O cantinho de João Ferreira
Eu, João dos Santos Ferreira, nasci no tempo antes do 25 de abril, que era o tempo do fascismo. Desta forma posso abordar o antes, o depois, as fases mais tristes, e as mais alegres. Pelos meus 22 anos, em 1954, era o tempo mais tenebroso do fascismo, do qual vou aqui recordar quatro momentos dos mais tristes e que nunca poderei esquecer.
Em primeiro lugar, estava num lugar que não tem interesse mencionar, quando chegou a “rusga”. Essa “rusga”, que era formada por dois P.I.D.E.’s, obrigou-me a esvaziar os bolsos das calças para lhes mostrar os pertences. Algo que trazia comigo, era uma navalha de debulhar batatas, objeto ao qual torceram o nariz dizendo:
Tens sorte que a navalha é de ponta redonda, se assim não fosse partia-a a meio com este alicate! – Era a navalha com que aprontava as minhas magras refeições.

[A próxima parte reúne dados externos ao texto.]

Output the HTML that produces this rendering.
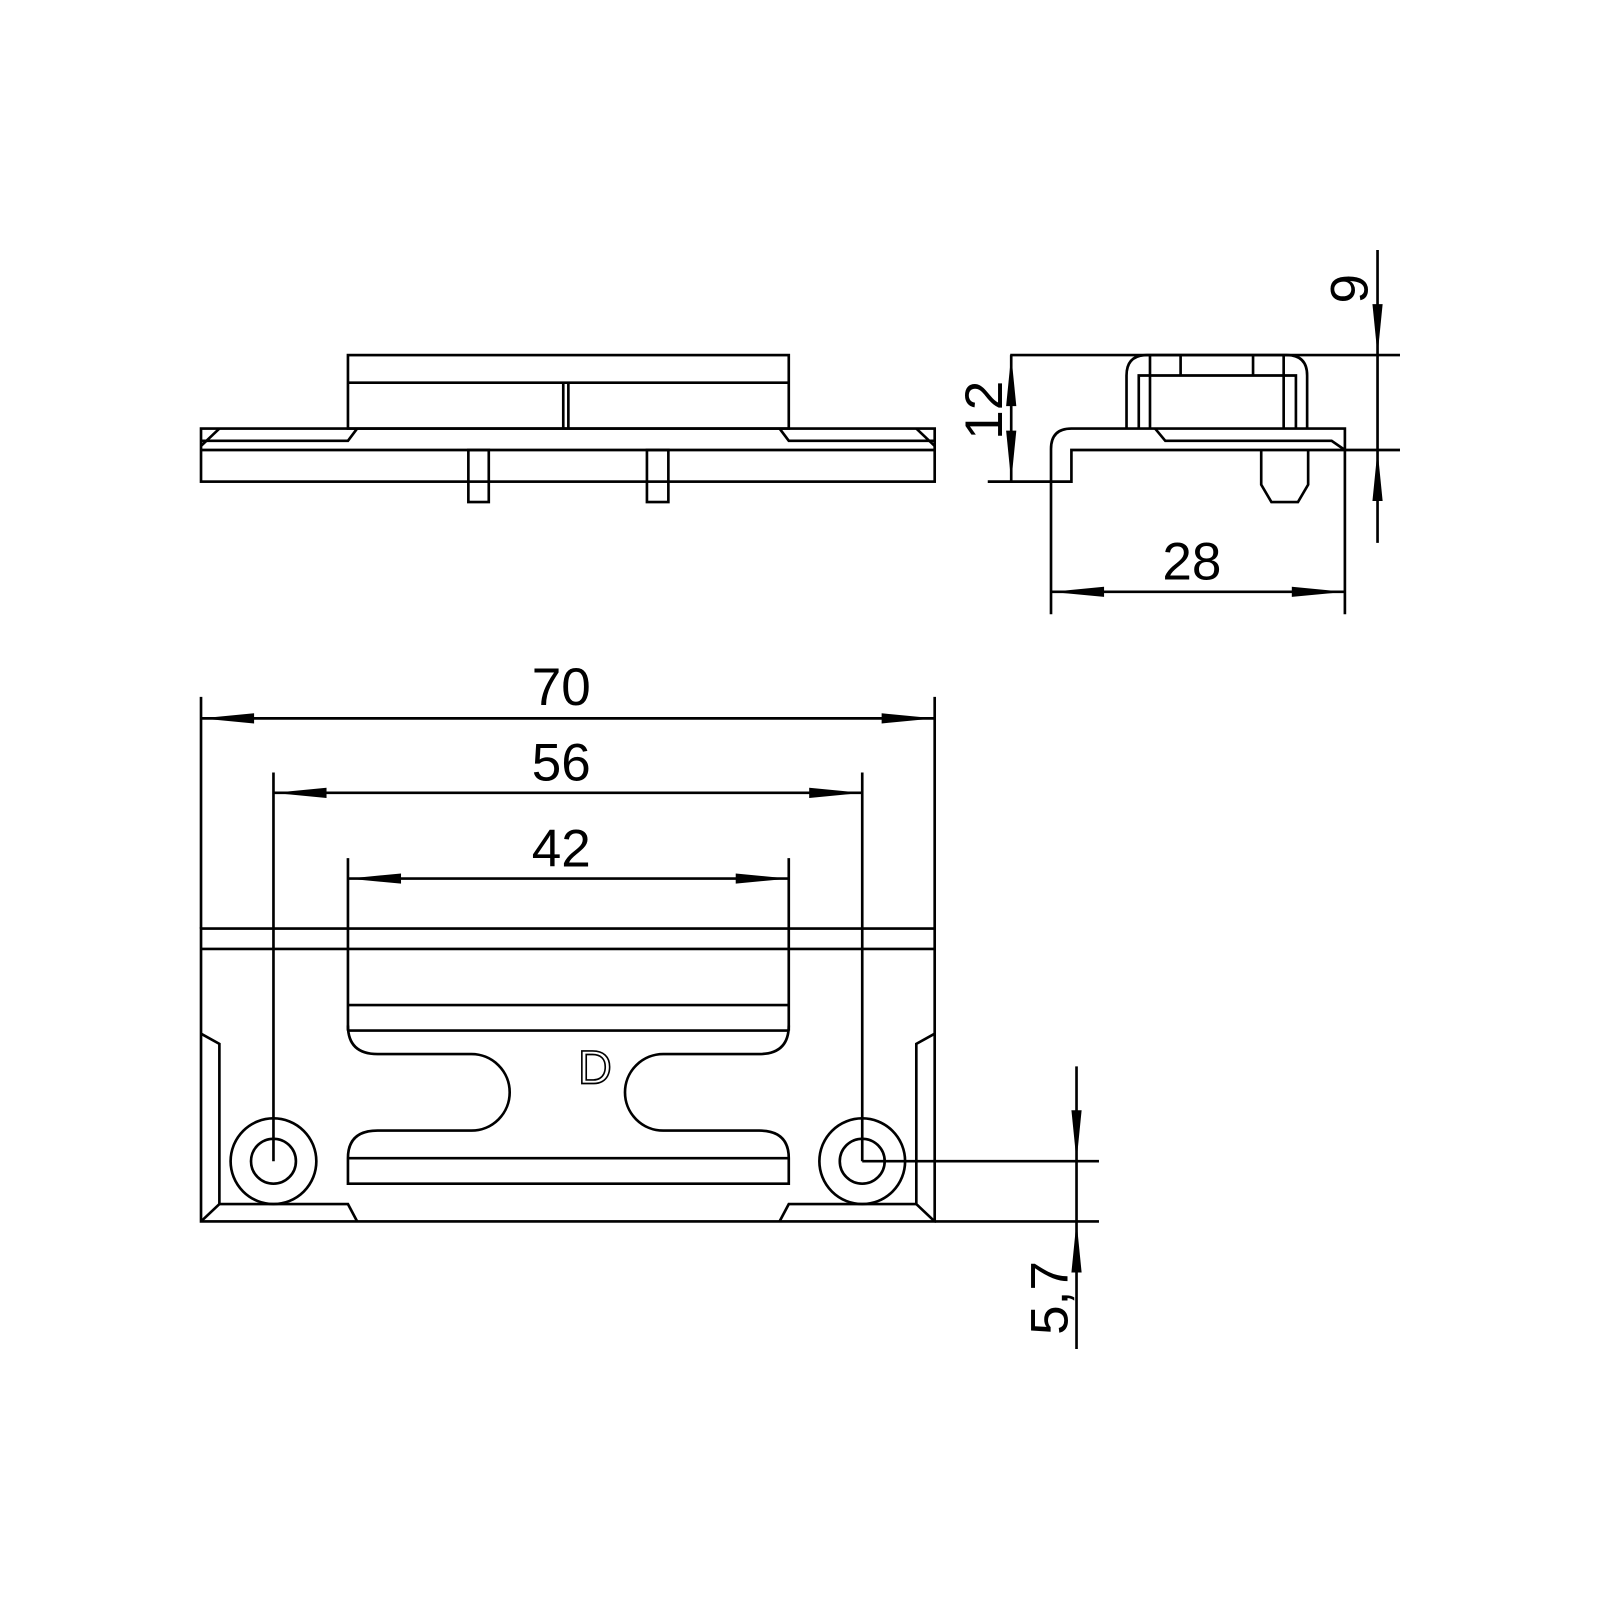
<!DOCTYPE html>
<html><head><style>body{margin:0;background:#fff}svg{display:block}</style></head><body>
<svg width="1600" height="1600" viewBox="0 0 1600 1600" xmlns="http://www.w3.org/2000/svg">
<g transform="scale(1.0204)">
<g fill="none" stroke="#000" stroke-width="2.6">
<!-- top view -->
<rect x="341" y="348" width="432" height="72"/>
<line x1="341" y1="375" x2="773" y2="375"/>
<line x1="552" y1="375" x2="552" y2="420"/><line x1="557" y1="375" x2="557" y2="420"/>
<rect x="197" y="420" width="719" height="52"/>
<line x1="197" y1="441" x2="916" y2="441"/>
<polyline points="215,420 197,437"/>
<polyline points="197,432 341,432 350,420"/>
<polyline points="898,420 916,437"/>
<polyline points="916,432 773,432 764,420"/>
<rect x="459" y="441" width="20" height="51"/>
<rect x="634" y="441" width="21" height="51"/>
<!-- side view -->
<line x1="990" y1="348" x2="1372" y2="348"/>
<path d="M1030,472 L1030,440 Q1030,420 1050,420 L1318,420 L1318,441 L1050,441 L1050,472 Z"/>
<line x1="968" y1="472" x2="1030" y2="472"/>
<polyline points="1132,420 1142,432 1305,432 1318,441"/>
<line x1="1318" y1="441" x2="1372" y2="441"/>
<path d="M1104,420 L1104,368 Q1104,348 1124,348 L1261,348 Q1281,348 1281,368 L1281,420"/>
<polyline points="1116,420 1116,368 1270,368 1270,420"/>
<line x1="1127" y1="348" x2="1127" y2="420"/><line x1="1258" y1="348" x2="1258" y2="420"/>
<line x1="1157" y1="348" x2="1157" y2="368"/><line x1="1228" y1="348" x2="1228" y2="368"/>
<polyline points="1236,441 1236,475 1246,492 1272,492 1282,475 1282,441"/>
<!-- dims side -->
<line x1="1350" y1="245" x2="1350" y2="532"/>
<line x1="991" y1="348" x2="991" y2="472"/>
<line x1="1030" y1="472" x2="1030" y2="602"/>
<line x1="1318" y1="441" x2="1318" y2="602"/>
<line x1="1030" y1="580" x2="1318" y2="580"/>
<!-- bottom view -->
<rect x="197" y="910" width="719" height="287"/>
<line x1="197" y1="930" x2="916" y2="930"/>
<line x1="197" y1="683" x2="197" y2="910"/><line x1="916" y1="683" x2="916" y2="910"/>
<line x1="197" y1="704" x2="916" y2="704"/>
<line x1="268" y1="757" x2="268" y2="1138"/><line x1="845" y1="757" x2="845" y2="1138"/>
<line x1="268" y1="777" x2="845" y2="777"/>
<line x1="341" y1="841" x2="341" y2="1010"/><line x1="773" y1="841" x2="773" y2="1010"/>
<line x1="341" y1="861" x2="773" y2="861"/>
<line x1="341" y1="985" x2="773" y2="985"/>
<path d="M341,1005 Q341,1033 370,1033 L462,1033 A37.5,37.5 0 0 1 462,1108 L370,1108 Q341,1108 341,1135 L341,1160 L773,1160 L773,1135 Q773,1108 744,1108 L650,1108 A37.5,37.5 0 0 1 650,1033 L744,1033 Q773,1033 773,1005"/>
<line x1="341" y1="1010" x2="773" y2="1010"/>
<line x1="341" y1="1135" x2="773" y2="1135"/>
<polyline points="197,1013 215,1023 215,1180 197,1197"/>
<polyline points="215,1180 341,1180 350,1197"/>
<polyline points="916,1013 898,1023 898,1180 916,1197"/>
<polyline points="898,1180 773,1180 764,1197"/>
<circle cx="268" cy="1138" r="42"/><circle cx="268" cy="1138" r="22"/>
<circle cx="845" cy="1138" r="42"/><circle cx="845" cy="1138" r="22"/>
<line x1="845" y1="1138" x2="1077" y2="1138"/>
<line x1="916" y1="1197" x2="1077" y2="1197"/>
<line x1="1055" y1="1045" x2="1055" y2="1322"/>
</g>
<g fill="#000">
<polygon points="1350,348 1345,298 1355,298"/>
<polygon points="1350,441 1345,491 1355,491"/>
<polygon points="991,348 986,398 996,398"/>
<polygon points="991,472 986,422 996,422"/>
<polygon points="1030,580 1082,575 1082,585"/>
<polygon points="1318,580 1266,575 1266,585"/>
<polygon points="197,704 249,699 249,709"/>
<polygon points="916,704 864,699 864,709"/>
<polygon points="268,777 320,772 320,782"/>
<polygon points="845,777 793,772 793,782"/>
<polygon points="341,861 393,856 393,866"/>
<polygon points="773,861 721,856 721,866"/>
<polygon points="1055,1138 1050,1088 1060,1088"/>
<polygon points="1055,1197 1050,1247 1060,1247"/>
</g>
<g font-family="Liberation Sans, sans-serif" font-size="52" fill="#000" text-anchor="middle">
<text x="550" y="691">70</text>
<text x="550" y="765">56</text>
<text x="550" y="849">42</text>
<text x="1168" y="568">28</text>
<text transform="translate(982,402) rotate(-90)">12</text>
<text transform="translate(1340,283) rotate(-90)">9</text>
<text transform="translate(1046,1272) rotate(-90)">5,7</text>
<text x="583" y="1062" font-size="46" fill="none" stroke="#000" stroke-width="1.6">D</text>
</g>
</g>
</svg>
</body></html>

Num segundo momento, cara-a-cara com os fachos, eu trabalhava em Cascais como pintor da construção civil. Fui abordado, novamente por um P.I.D.E. que me forçou a dar-lhe uma bisnaga de brincar que havia custado quase uma hora de trabalho. Estando com um colega oriundo de Viana do Castelo, que à mesma questão não queria aceder, o P.I.D.E. ameaçou-o logo de prisão. O rapaz, ameaçado de prisão e à pistola, tal como eu, teve de se desfazer do pertence. Tenho a ressalvar que era domingo gordo de Carnaval.
O terceiro gesto que presenciei, foi junto à “Adega Machado”, no Bairro Alto: um colega de trabalho, a quem lhe era pedido para se mexer dali para fora não quis, sendo que a resposta à inatividade do mesmo, foi a quebra da cana do nariz a cassetete, tendo ficado o mesmo, logo ali num mar de sangue.
O quarto e último episódio, foi quando estava na avenida Almirante dos Reis e tinha uma mala com roupa de trabalho e ferramenta. Um agente inquiriu sobre o que a mesma levava, ao que respondi que era material de pintura e roupa também para o efeito. O P.I.D.E. disse que não era necessário abrir a mala, nem desconchavar os pertences. Foi o único dos cinco com educação, que mostrou respeito e inteligência. Este tipo de problemas, só escalaram em número até o povo se fartar e se dar o 25 de abril: esse dia maravilhoso! Já de 42 anos feitos, recordo estar a retirar as telhas e madeiras de uma vivenda para a mandar abaixo e reconstruir outra no seu lugar.
Uma vizinha chegou-se a mim e disse:
O governo de Marcelo já caiu. – E aí inspirei um grande alívio e senti a nação a libertar-se e a renascer. O mais lindo de se presenciar, foram os cânticos de Paulo de Carvalho: o “E Depois do Adeus”, com a resposta “Grândola Vila Morena”, esta da autoria e voz de José Afonso.
Em modo resumido, dois presidentes que não foram votados: António de Spínola e Costa Gomes, viram passar seis governos que não singraram. Assim, já no tempo de Álvaro Cunhal, que foi “ministro sem pasta”, conhecemos o primeiro primeiro-ministro deste arco, novo e constitucional, Mário Soares, filiado ao Partido Socialista. Daí até à data, houve, contando também com Marcelo Rebelo de Sousa, ao todo, cinco Presidentes da República, tendo todos cumprido dois mandatos por inteiro.
Esta ano cumprem-se, em especial, 50 anos da “Revolução dos Cravos”, momento que em mais de nove décadas da minha vida não vi igual. Despeço-me dos meus leitores, com a esperança de conseguir passar um testemunho e este cravo de Abril.